Daily reading assignment: Job 1-5
The Book of Job is believed to be the oldest book in the Bible. It is the ancient story of a man of God that was wealthy beyond our imagination. A father of seven sons and three daughters whose possessions are tallied as 7,000 sheep, 3,000 camels, 500 oxen, 500 donkeys, and a large household of servants (Job 1:3).
It is not Job’s wealth, but his godly character and walk with God that is the central focus of today’s devotional reading. We read of Job that he was “perfect [blameless; a man of integrity] and upright [righteous; pleasing to God], and one that feared [revered] God, and eschewed evil [refused sin and wickedness]” (Job 1:1, 8).
Although a godly man, it appears the same was not true of Job’s adult sons and daughters who are portrayed enjoying feasts, eating and drinking (Job 1:4). Fearing his children had sinned, Job “offered burnt offerings” reasoning, “It may be that my sons have sinned” (Job 1:5).
Job 1:6 begins the narrative of a heavenly drama between Satan [the fallen angel Lucifer] and the LORD [Jehovah; Eternal, Self-existent God] that was witnessed by the angels of heaven [i.e. sons of God].
Job is the subject of the LORD’s discourse with Satan whom He sets forth as an example of godliness and virtue among the men of the earth (1:8). Satan, the adversary of God and His people, questioned Job’s spiritual character asking, “Doth Job fear God for nought [lit. for nothing; without cause] ?” (1:9).
Satan proceeded to assail Job’s virtues and religious piety, suggesting the man only worshipped God because he was blessed with great wealth and possessions (1:10). Satan asserted, take away his possessions, wealth and health and Job will curse God (1:11; 2:4-6).
Knowing the heart of His servant, the LORD permitted a series of trials and troubles to fall upon Job that ultimately took from him his children (1:18-21), possessions (1:13-17), and his health (2:7). Remarkably, we read of the man, “In all this Job sinned not, nor charged God foolishly” (1:22). When his wife turned against him (having likewise lost everything), we read of Job, “…In all this did not Job sin with his lips” (2:10).
Chapter 2 concludes with the arrival of “three friends” who, upon seeing Job, did not recognize the man due to the physical toll of his sufferings and sorrows (2:12a). Stunned by the losses their friend had suffered, the men wept and then sat in silence commiserating with Job’s sorrows (2:11-13).
The silence is broken when Job begins to express the sentiment it would have been better had he never been born (Job 3:2-12). Lamenting his misery (3:20-23), Job questioned why God gives “light” (i.e. life) to a soul that longs to be free from sorrows (Job 3:20-23).
Any who have suffered sorrows and disappointments can relate to the despondency that took hold on Job’s soul. Such thoughts of death are not unique to young or old, rich or poor, famous or infamous. Pain, sorrows, sufferings, and disappointments can drive a soul to entertain dark and ominous thoughts.
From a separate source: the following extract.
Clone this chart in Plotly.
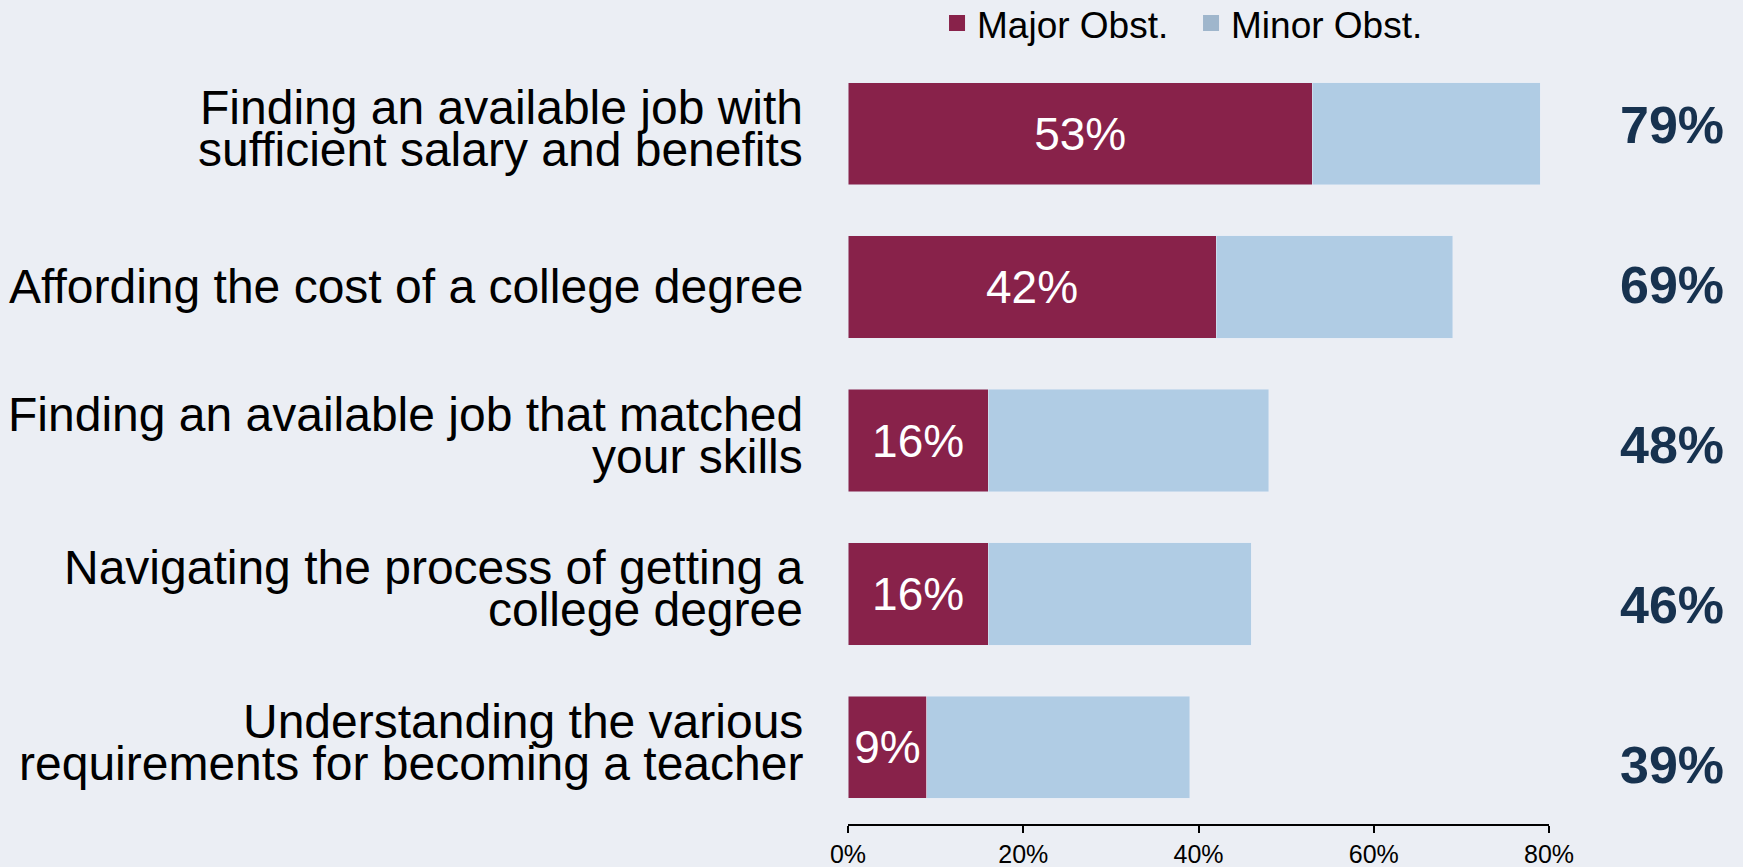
import plotly.graph_objects as go

# survey rows, top to bottom
categories = [
    "Finding an available job with<br>sufficient salary and benefits",
    "Affording the cost of a college degree",
    "Finding an available job that matched<br>your skills",
    "Navigating the process of getting a<br>college degree",
    "Understanding the various<br>requirements for becoming a teacher",
]
major = [53, 42, 16, 16, 9]
minor = [26, 27, 32, 30, 30]
totals = [79, 69, 48, 46, 39]
tick_vals = [0, 20, 40, 60, 80]
tick_text = ["0%", "20%", "40%", "60%", "80%"]
series_names = ["Major Obst.", "Minor Obst."]

BG = "#EBEEF4"
MAJOR_C = "#88224A"
MINOR_C = "#B0CCE4"
FONT = "Liberation Sans, Arial, sans-serif"
rows = list(range(len(categories)))

fig = go.Figure()
fig.add_trace(go.Bar(
    y=rows, x=major, orientation="h", name=series_names[0],
    marker_color=MAJOR_C, width=0.667, showlegend=False,
    text=[f"{v}%" for v in major], textposition="inside",
    insidetextanchor="middle", textangle=0,
    textfont=dict(color="white", size=46, family=FONT),
))
fig.add_trace(go.Bar(
    y=rows, x=minor, orientation="h", name=series_names[1],
    marker_color=MINOR_C, width=0.667, showlegend=False,
))

# legend entries with bigger square swatches
for name, col in zip(series_names, [MAJOR_C, "#9FB6CC"]):
    fig.add_trace(go.Scatter(
        x=[None], y=[None], mode="markers", name=name,
        marker=dict(symbol="square", size=20, color=col, line_width=0),
    ))

# totals on the right, placed on an overlaid axis (slightly wider spacing)
for i, v in enumerate(totals):
    fig.add_annotation(
        text=f"<b>{v}%</b>", xref="paper", x=1.175, xanchor="center",
        yref="y2", y=i, yanchor="middle", showarrow=False,
        font=dict(color="#17324F", size=52, family=FONT),
    )

# category labels, one annotation per line for the tight line spacing
for i, lab in enumerate(categories):
    lines = lab.split("<br>")
    n = len(lines)
    for j, ln in enumerate(lines):
        fig.add_annotation(
            text=ln, xref="paper", x=0, xanchor="right", xshift=-43,
            yref="y", y=i, yanchor="middle",
            yshift=5 + (n - 1) * 21 - j * 42 if n > 1 else 1,
            showarrow=False,
            font=dict(size=48, color="black", family=FONT),
        )

fig.update_layout(
    width=1743, height=867,
    barmode="stack",
    paper_bgcolor=BG, plot_bgcolor=BG,
    margin=dict(l=848, r=194, t=57, b=43, autoexpand=False),
    font=dict(family=FONT, color="black"),
    legend=dict(
        orientation="h", x=0.127, y=1.084, xanchor="left", yanchor="top",
        font=dict(size=37), bgcolor="rgba(0,0,0,0)", traceorder="normal",
        entrywidth=209, itemwidth=30,
    ),
    xaxis=dict(
        range=[0, 80], tickvals=tick_vals, ticktext=tick_text,
        showgrid=False, zeroline=False,
        showline=True, linecolor="black", linewidth=1.5,
        ticks="outside", ticklen=7, tickwidth=1.5, tickcolor="black",
        tickfont=dict(size=25, color="black"),
    ),
    yaxis=dict(
        range=[4.5, -0.5], showticklabels=False, showgrid=False,
        zeroline=False, showline=False,
    ),
    yaxis2=dict(
        overlaying="y", anchor="x", range=[4.367, -0.427],
        showticklabels=False, showgrid=False, zeroline=False, showline=False,
    ),
)

fig.write_html("out.html", config={"displayModeBar": False},
               post_script="document.body.style.margin='0';")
“Eliphaz the Temanite” (4:1), one of Job’s friends, questioned if Job would accept his counsel (Job 4:2-6). Rather than comfort, Eliphaz proposed a question that haunts any given the privilege of ministering to others:
Will you accept spiritual counsel in a time of sorrow and loss or falter in the throes of self-pity? (4:5-6)
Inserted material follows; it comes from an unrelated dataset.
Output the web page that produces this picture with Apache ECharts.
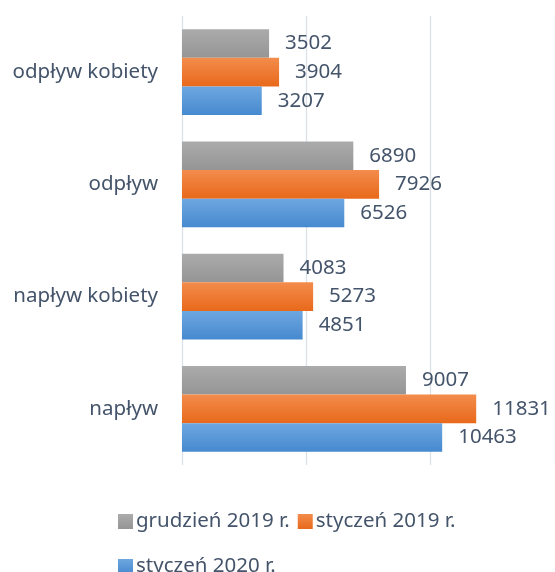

Continuing his argument in Job 5, Eliphaz suggested Job’s losses must be the result of some wickedness he has concealed (the word “foolish” in this chapter is indicative of wickedness). While his reason reflects some truth, Eliphaz’s argument that Job’s losses were God’s judgment was presumptuous.
Spiritual Truth: The wicked do suffer loss as a result of God’s punitive judgment; however, He also chastens the righteous with the love of a Father (Proverbs 3:11-12; Hebrews 12:6; Revelation 3:19). God allows His children to suffer, not because of sin, but as a means of deepening a believer’s walk of grace and dependence on the Lord (1 Corinthians 11:32; Jeremiah 29:11; Matthew 5:11).
You and I cannot understand all that is in the mind of God; however, we must accept He is Sovereign. Sickness and sorrows are temporal; however, the way of the LORD is perfect (Psalm 18:30).